大学院生活をしていると、メンタルヘルス上の問題が深刻になっているとつくづく感じる。
「タフな東大生」とか言っている暇があったら、大学当局は現実に起きていることをもっと直視すべきではないか。
ちょっと古い引用になるが、
http://blog.goo.ne.jp/masakichi917/e/1e267851ce90500669265bed4e7db0e4
日本全体の自殺率は0.024%(WHO 2004年発表)
日本の大学院博士課程修了者で「死亡・不詳の者」の割合は11.45%(文科省 2004発表)
上記の「死亡・不詳」が必ずしもメンタルヘルス上の問題ではないわけだけれども、おそらく少なからぬ割合がそうなはず。
しかも、上記の割合は博士課程修了者(「学校基本調査」を基にしているとすれば満期退学も含んでいると思われる)を母数にしているわけで、それまでに「死亡・不詳」となった人は計算されていない。すなわち、累積のfailure rateを計算するともっとすごいことになるはず。
一般に大学の先生とか研究者は世間知らずとかコミュニケーション能力が低いというイメージを持つ人がいますが、同書[『高学歴ワーキングプア』]を読むと、要求される世渡り術は下手なサラリーマンの比じゃないほど高いことがわかります。
付いて行っても大丈夫かどうか良さそげな師匠を見極め、各方面に気を遣い、研究室では後輩の面倒もみなきゃならない。30歳すぎて博士号持っていても、学会の際に呼び鈴チ―ンと鳴らす係や、登壇発表者の水差し取替え係などを、内心の懊悩を隠して如才なく務めなきゃならんという。(こんな雑用は企業だったら3年生以上はほとんどやらないんですが・・)
確かに大学院という環境が生み出すストレスは影響しているはずだが、問題なのはそれがどの程度なのか、ということが十分に意識されていないことではないかと思う。
すなわち、そもそも大学院に進学するような人がメンタルヘルス上の問題を抱えやすいパーソナリティを有しているからなのか、大学院の教育研究環境に構造的な問題が存在するからなのか、(天下の愚策である大学院重点化の影響もあって)修了後の就職環境が悪いからなのか、といった要因のどれが重要なのかが把握されていない。
臨床心理の専門家は議論しているのかもしれない。

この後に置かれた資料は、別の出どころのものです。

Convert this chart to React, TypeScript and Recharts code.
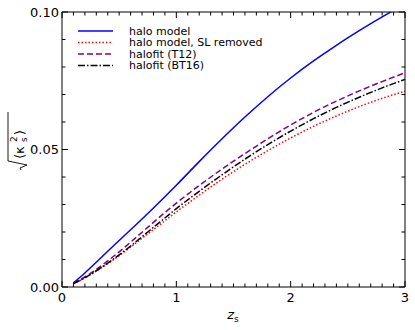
import { LineChart, Line, XAxis, YAxis, Legend } from "recharts";

// redshift grid
const Z = [0.1, 0.2, 0.3, 0.4, 0.5, 0.6, 0.7, 0.8, 0.9, 1.0, 1.2, 1.4, 1.6, 1.8, 2.0, 2.2, 2.4, 2.6, 2.8, 3.0];

const HALO = [0.0015, 0.0051, 0.009, 0.013, 0.0169, 0.0208, 0.0247, 0.0287, 0.0328, 0.037, 0.0456, 0.0539, 0.0618, 0.0692, 0.076, 0.0822, 0.0879, 0.0932, 0.0982, 0.1029];
const HALO_NOSL = [0.0012, 0.0033, 0.0058, 0.0085, 0.0114, 0.0145, 0.0177, 0.0209, 0.0241, 0.0273, 0.0334, 0.0392, 0.0446, 0.0496, 0.0542, 0.0584, 0.0622, 0.0656, 0.0686, 0.0712];
const T12 = [0.0013, 0.0037, 0.0064, 0.0095, 0.0128, 0.0163, 0.0199, 0.0235, 0.0271, 0.0305, 0.0369, 0.0429, 0.0485, 0.0539, 0.0589, 0.0635, 0.0676, 0.0713, 0.0747, 0.0779];
const BT16 = [0.0012, 0.0034, 0.0059, 0.0087, 0.0117, 0.0149, 0.0183, 0.0217, 0.0251, 0.0285, 0.0348, 0.0408, 0.0465, 0.0518, 0.0567, 0.0612, 0.0653, 0.069, 0.0724, 0.0755];

const X_TICKS = [0, 0.1, 0.2, 0.3, 0.4, 0.5, 0.6, 0.7, 0.8, 0.9, 1, 1.1, 1.2, 1.3, 1.4, 1.5, 1.6, 1.7, 1.8, 1.9, 2, 2.1, 2.2, 2.3, 2.4, 2.5, 2.6, 2.7, 2.8, 2.9, 3];
const Y_TICKS = [0, 0.01, 0.02, 0.03, 0.04, 0.05, 0.06, 0.07, 0.08, 0.09, 0.1];

const SERIES = [
  { key: "halo", name: "halo model", color: "#0000ff", dash: undefined },
  { key: "nosl", name: "halo model, SL removed", color: "#ff0000", dash: "1.5 2" },
  { key: "t12", name: "halofit (T12)", color: "#800080", dash: "6 3" },
  { key: "bt16", name: "halofit (BT16)", color: "#000000", dash: "7 2 1.5 2" },
];

const data = Z.map((z, i) => ({ z, halo: HALO[i], nosl: HALO_NOSL[i], t12: T12[i], bt16: BT16[i] }));

const FONT = "DejaVu Sans";

const isMajor = (v: number, step: number) => Math.abs(v / step - Math.round(v / step)) < 1e-6;

const BottomTick = (props: any) => {
  const { x, y, payload } = props;
  const major = isMajor(payload.value, 1);
  return (
    <g>
      <line x1={x} x2={x} y1={y} y2={y - (major ? 6 : 3.5)} stroke="#000" />
      {major && (
        <text x={x} y={y + 10} dy="0.35em" textAnchor="middle" fontSize={13} fontFamily={FONT} fill="#000">
          {payload.value}
        </text>
      )}
    </g>
  );
};

const TopTick = (props: any) => {
  const { x, y, payload } = props;
  const major = isMajor(payload.value, 1);
  return <line x1={x} x2={x} y1={y} y2={y + (major ? 6 : 3.5)} stroke="#000" />;
};

const LeftTick = (props: any) => {
  const { x, y, payload } = props;
  const major = isMajor(payload.value, 0.05);
  return (
    <g>
      <line x1={x} x2={x + (major ? 6 : 3.5)} y1={y} y2={y} stroke="#000" />
      {major && (
        <text x={x - 3} y={y} dy="0.35em" textAnchor="end" fontSize={13} fontFamily={FONT} fill="#000">
          {payload.value.toFixed(2)}
        </text>
      )}
    </g>
  );
};

const RightTick = (props: any) => {
  const { x, y, payload } = props;
  const major = isMajor(payload.value, 0.05);
  return <line x1={x} x2={x - (major ? 6 : 3.5)} y1={y} y2={y} stroke="#000" />;
};

const XLabel = () => (
  <text x={233} y={319} fontSize={13} fontFamily={FONT} fill="#000" textAnchor="middle">
    <tspan fontStyle="italic">z</tspan>
    <tspan fontSize={9} dy={3}>s</tspan>
  </text>
);

const YLabel = () => (
  <g transform="translate(20,141) rotate(-90)" fontFamily={FONT} fill="#000">
    <path d="M -29 1 L -27 0 L -24 7 L -20 -12 L 29 -12" fill="none" stroke="#000" strokeWidth={0.9} />
    <text x={-18} y={4} fontSize={13}>⟨κ</text>
    <text x={-1} y={7} fontSize={9}>s</text>
    <text x={-1} y={-3} fontSize={9}>2</text>
    <text x={6} y={4} fontSize={13}>⟩</text>
  </g>
);

const renderLegend = () => (
  <svg width={230} height={50} style={{ display: "block" }}>
    {SERIES.map((s, i) => {
      const y = 6 + i * 11.5;
      return (
        <g key={s.key}>
          <line x1={0} x2={35} y1={y} y2={y} stroke={s.color} strokeWidth={1.5} strokeDasharray={s.dash} />
          <text x={51} y={y} dy="0.35em" fontSize={11} fontFamily={FONT} fill="#000">
            {s.name}
          </text>
        </g>
      );
    })}
  </svg>
);

export default function App() {
  return (
    <div style={{ position: "absolute", left: 0, top: 0, background: "#fff" }}>
      <LineChart width={415} height={330} data={data} margin={{ top: 1, right: 0, bottom: 0, left: 0 }} style={{ fontFamily: FONT }}>
        <XAxis
          dataKey="z"
          type="number"
          domain={[0, 3]}
          ticks={X_TICKS}
          interval={0}
          tick={<BottomTick />}
          tickLine={false}
          tickSize={0}
          tickMargin={0}
          height={43}
          axisLine={{ stroke: "#000" }}
          label={<XLabel />}
        />
        <XAxis
          xAxisId="top"
          orientation="top"
          dataKey="z"
          type="number"
          domain={[0, 3]}
          ticks={X_TICKS}
          interval={0}
          tick={<TopTick />}
          tickLine={false}
          tickSize={0}
          tickMargin={0}
          height={11}
          axisLine={{ stroke: "#000" }}
        />
        <YAxis
          type="number"
          domain={[0, 0.1]}
          allowDataOverflow
          ticks={Y_TICKS}
          interval={0}
          tick={<LeftTick />}
          tickLine={false}
          tickSize={0}
          tickMargin={0}
          width={62}
          axisLine={{ stroke: "#000" }}
          label={<YLabel />}
        />
        <YAxis
          yAxisId="right"
          orientation="right"
          type="number"
          domain={[0, 0.1]}
          allowDataOverflow
          ticks={Y_TICKS}
          interval={0}
          tick={<RightTick />}
          tickLine={false}
          tickSize={0}
          tickMargin={0}
          width={10}
          axisLine={{ stroke: "#000" }}
        />
        {SERIES.map((s) => (
          <Line
            key={s.key}
            dataKey={s.key}
            name={s.name}
            type="monotone"
            stroke={s.color}
            strokeWidth={1.5}
            strokeDasharray={s.dash}
            dot={false}
            isAnimationActive={false}
          />
        ))}
        <Legend
          layout="vertical"
          align="center"
          verticalAlign="middle"
          content={renderLegend}
          wrapperStyle={{ left: 78, top: 25, width: 230 }}
        />
      </LineChart>
    </div>
  );
}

しかし、例えば各研究科の学生担当の教官はほとんどこんなことは考えていないと思われる。そのため、一定程度は大学院の教育研究環境に責任があるかもしれないにもかかわらず、「最近の学生は打たれ弱い」と言ってみたり、学生相談所のチラシを配ってお茶を濁したりする教員もいる。
研究能力のない院生ほどメンタルヘルス上の問題を起こしやすいかと言えばそんなこともなくて、能力のある人ほど脱落してしまう事例を見たり聞いたりするにつけ哀しくなる。でもって、優秀な学部生ほど文系大学院に進学しないこともむべなるかなと思ってしまう。